Forestry Commission tasks chiefs to join illegal logging fight
The Chief Executive Officer of the Forestry Commission, John Allotey, has tasked traditional leaders to join in the fight against illegal logging.
He called for the protection of forest reserves through partnership with traditional rulers and the indigenes to ensure society derived the necessary benefits from it.
“We must protect the forest from illegal logging so that the chiefs and people in the community can derive the benefits from the reserve and get the needed royalties from it,” he stated.
He made these observations when he welcomed the Omanhene of Atronie in the Bono Region, Obrempong Odiawisie Nana Amponsem Darko II, to the head office of the commission in Accra for a dialogue.
Sawmill
He pledged to work with the chief to seek investors to construct a sawmill in Atronie that will process the woods into a refined product for the market and to create jobs for the youth in the area.
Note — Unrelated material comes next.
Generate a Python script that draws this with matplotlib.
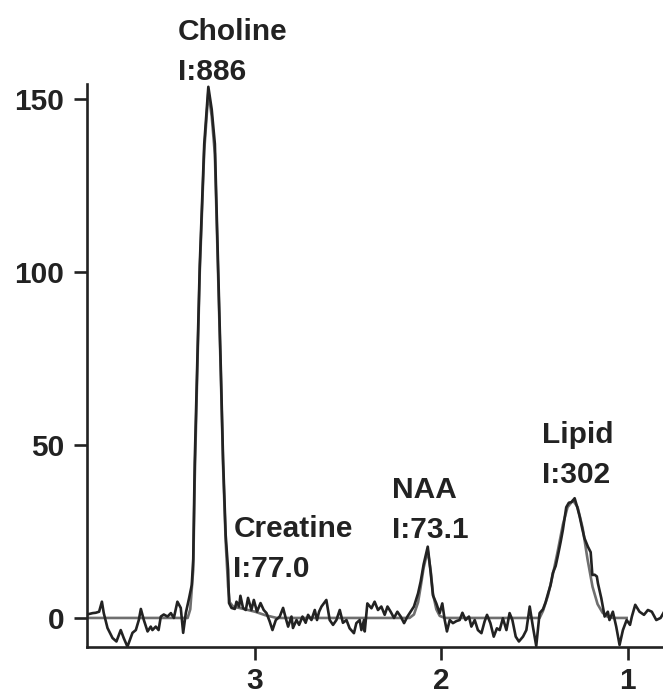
import matplotlib
matplotlib.use("Agg")
import matplotlib.pyplot as plt

# measured spectrum (chemical shift in ppm, signal amplitude)
spec_ppm = [
    3.900, 3.869, 3.853, 3.835, 3.820, 3.810, 3.790, 3.763, 3.742, 3.719,
    3.703, 3.683, 3.656, 3.638, 3.622, 3.611, 3.595, 3.575, 3.558, 3.549,
    3.531, 3.516, 3.504, 3.488, 3.468, 3.450, 3.434, 3.415, 3.397, 3.384,
    3.370, 3.352, 3.338, 3.330, 3.322, 3.308, 3.295, 3.271, 3.249, 3.231,
    3.214, 3.197, 3.182, 3.170, 3.156, 3.143, 3.138, 3.125, 3.107, 3.098,
    3.084, 3.077, 3.063, 3.048, 3.036, 3.018, 3.005, 2.988, 2.969, 2.952,
    2.937, 2.920, 2.905, 2.887, 2.866, 2.848, 2.834, 2.821, 2.803, 2.795,
    2.776, 2.762, 2.744, 2.727, 2.714, 2.696, 2.678, 2.666, 2.655, 2.642,
    2.616, 2.598, 2.580, 2.562, 2.544, 2.527, 2.508, 2.491, 2.468, 2.455,
    2.437, 2.428, 2.414, 2.410, 2.396, 2.374, 2.357, 2.339, 2.321, 2.303,
    2.288, 2.271, 2.253, 2.235, 2.217, 2.199, 2.181, 2.164, 2.146, 2.124,
    2.110, 2.094, 2.072, 2.056, 2.044, 2.026, 2.008, 1.994, 1.981, 1.969,
    1.954, 1.937, 1.918, 1.901, 1.886, 1.869, 1.851, 1.838, 1.820, 1.803,
    1.784, 1.767, 1.754, 1.736, 1.718, 1.701, 1.686, 1.669, 1.650, 1.633,
    1.618, 1.600, 1.583, 1.561, 1.543, 1.525, 1.508, 1.490, 1.472, 1.454,
    1.440, 1.427, 1.413, 1.401, 1.386, 1.374, 1.359, 1.347, 1.329, 1.315,
    1.300, 1.284, 1.270, 1.257, 1.244, 1.231, 1.213, 1.198, 1.189, 1.177,
    1.165, 1.159, 1.141, 1.123, 1.106, 1.097, 1.079, 1.061, 1.043, 1.025,
    1.005, 0.987, 0.977, 0.959, 0.936, 0.912, 0.891, 0.870, 0.846, 0.823,
    0.807,
]
spec_amp = [
    1.0, 1.4, 1.5, 1.8, 4.7, 1.4, -2.9, -5.8, -6.8, -3.5,
    -5.8, -8.3, -4.3, -3.5, -0.6, 2.6, -0.6, -3.9, -2.5, -3.5,
    -2.5, -3.5, 0.4, 1.0, 0.4, 1.4, 0.0, 4.7, 2.9, -4.3,
    1.4, 5.8, 9.5, 17.0, 45.0, 75.0, 102.0, 137.0, 153.5, 147.0,
    137.0, 103.0, 72.0, 46.0, 24.0, 13.9, 4.3, 2.9, 2.6, 4.7,
    3.3, 6.4, 2.9, 2.3, 5.8, 2.3, 5.2, 1.8, 4.3, 2.3,
    1.4, -1.0, -3.5, -0.6, 0.4, 2.9, 0.0, -2.5, 0.4, -2.9,
    -0.6, -2.0, 0.4, -1.4, 0.9, -0.6, 2.3, -0.6, 1.8, 3.3,
    5.2, -0.6, -2.0, -0.6, 2.3, -1.4, -0.6, -3.0, -4.4, -1.5,
    -0.6, -3.5, -0.6, -3.9, 4.2, 2.8, 4.7, 2.3, 3.3, 0.9,
    3.3, 1.8, 0.0, 1.8, 0.4, -1.5, 0.4, 1.8, 3.3, 7.1,
    10.5, 15.5, 20.6, 13.0, 6.5, 4.2, 1.4, 4.2, -0.6, -3.9,
    -0.6, -1.5, -0.9, -0.6, 1.5, -0.6, 0.4, -2.5, -0.6, -3.5,
    -4.4, -1.0, 0.9, -1.5, -5.4, -3.0, -3.5, -0.1, -3.5, 1.4,
    -0.6, -5.4, -6.8, -5.4, -3.5, 3.3, -2.5, -8.1, 1.4, 2.5,
    4.5, 7.0, 9.5, 13.0, 15.0, 18.0, 22.0, 25.5, 32.0, 33.3,
    33.5, 34.6, 32.0, 29.3, 26.0, 23.0, 20.6, 19.0, 12.4, 12.5,
    12.0, 10.0, 5.7, 0.4, 1.8, -0.6, 1.8, -2.5, -7.8, -3.5,
    -0.6, -2.0, 0.4, 3.8, 1.8, 0.9, 2.3, 1.8, -0.6, 0.0,
    1.5,
]

# fitted model spectrum
fit_ppm = [
    3.900, 3.360, 3.346, 3.330, 3.322, 3.308, 3.295, 3.271, 3.249, 3.231,
    3.214, 3.197, 3.182, 3.170, 3.156, 3.143, 3.134, 3.116, 3.052, 2.998,
    2.944, 2.882, 2.170, 2.146, 2.124, 2.110, 2.094, 2.072, 2.056, 2.044,
    2.026, 2.008, 1.981, 1.472, 1.454, 1.427, 1.401, 1.374, 1.347, 1.322,
    1.293, 1.268, 1.241, 1.215, 1.188, 1.161, 1.134, 1.106, 1.080, 1.005,
]
fit_amp = [
    0.0, 0.0, 2.5, 14.0, 40.0, 72.0, 100.0, 135.0, 152.0, 145.0,
    134.0, 100.0, 70.0, 44.0, 22.0, 9.0, 4.5, 3.3, 2.5, 1.8,
    0.8, 0.0, 0.0, 1.0, 4.5, 9.0, 14.5, 19.5, 13.5, 7.0,
    2.5, 0.6, 0.0, 0.0, 2.0, 6.5, 12.5, 19.5, 27.0, 32.0,
    34.0, 32.0, 26.0, 17.0, 9.0, 4.0, 1.5, 0.3, 0.0, 0.0,
]

# metabolite labels: name, integral, text anchor (ppm, amplitude)
peak_names = ["Choline", "Creatine", "NAA", "Lipid"]
peak_integrals = ["886", "77.0", "73.1", "302"]
label_ppm = [3.413, 3.115, 2.262, 1.458]
label_amp = [155.5, 11.8, 23.1, 39.0]

x_ticks = [3, 2, 1]
y_ticks = [0, 50, 100, 150]

ink = "#222222"
font = dict(family=["Liberation Sans", "DejaVu Sans"], weight="bold",
            color=ink, fontsize=21.5)

fig = plt.figure(figsize=(6.63, 6.94), dpi=100)
ax = fig.add_axes([0.1312, 0.0677, 0.8688, 0.8112])

ax.plot(fit_ppm, fit_amp, color="#6f6f6f", lw=1.9, zorder=2)
ax.plot(spec_ppm, spec_amp, color=ink, lw=1.9, zorder=3)

ax.set_xlim(3.90, 0.81)
ax.set_ylim(-8.4, 154.3)

for side in ("top", "right"):
    ax.spines[side].set_visible(False)
for side in ("left", "bottom"):
    ax.spines[side].set_linewidth(1.9)
    ax.spines[side].set_color(ink)

ax.set_xticks(x_ticks)
ax.set_yticks(y_ticks)
ax.set_xticklabels([str(t) for t in x_ticks], **font)
ax.set_yticklabels([str(t) for t in y_ticks], **font)
ax.tick_params(axis="both", direction="out", length=9.5, width=1.9,
               color=ink, pad=7)
ax.tick_params(axis="x", pad=5)

line_gap = 11.6  # amplitude units between the two label lines
for name, integ, px, py in zip(peak_names, peak_integrals, label_ppm, label_amp):
    ax.text(px, py + line_gap, name, ha="left", va="baseline",
            clip_on=False, **font)
    ax.text(px, py, "I:" + integ, ha="left", va="baseline",
            clip_on=False, **font)

fig.savefig("out.png", dpi=100)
“There are sawmills in the Bono Region but one at Atronie will be vital since it holds two of the nations forest reserves, namely the Amoma and Asukesse Forest Reserves,including valuable timber resources,” he noted.
He charged the chief to insist on the five per cent they are entitled to as custodians when signing Social Responsibility Agreements (SRA) with partners who want to log in the forest and pledged his outfit’s resolve to provide seedlings for more Green Ghana projects in his locality.
Mr Allotey also promised to liaise with the Office of the Administrator of Stool Lands to provide adequate royalties to communities with forest reserves.
“There is the need for further discussion on the payment of royalties to who it is merited, we must come to a concrete determination as to what to give to a paramountcy and what must be given to chiefs who are closer to forest reserves,” he stated.
Jobs for the youth
For his part, the Omanhene of Atronie appealed to Mr Allotey to ensure his outfit secured a sawmill for his community to ensure the teeming youth in the community got jobs to do.
“Because of some protracted chieftaincy instability, people of Atronie were unjustly denied their fair share of the revenue generated from timber concessions, despite the continuous allocation of these concessions to timber contractors through the Forestry Commission,” he noted.
He appealed to the commission to expedite the disbursement of the accrued funds to the community and its chiefs.
“ Let us forge a strong partnership built on trust, transparency and shared goals for the benefit of our community, the Bono Region and the nation as a whole,” he stated.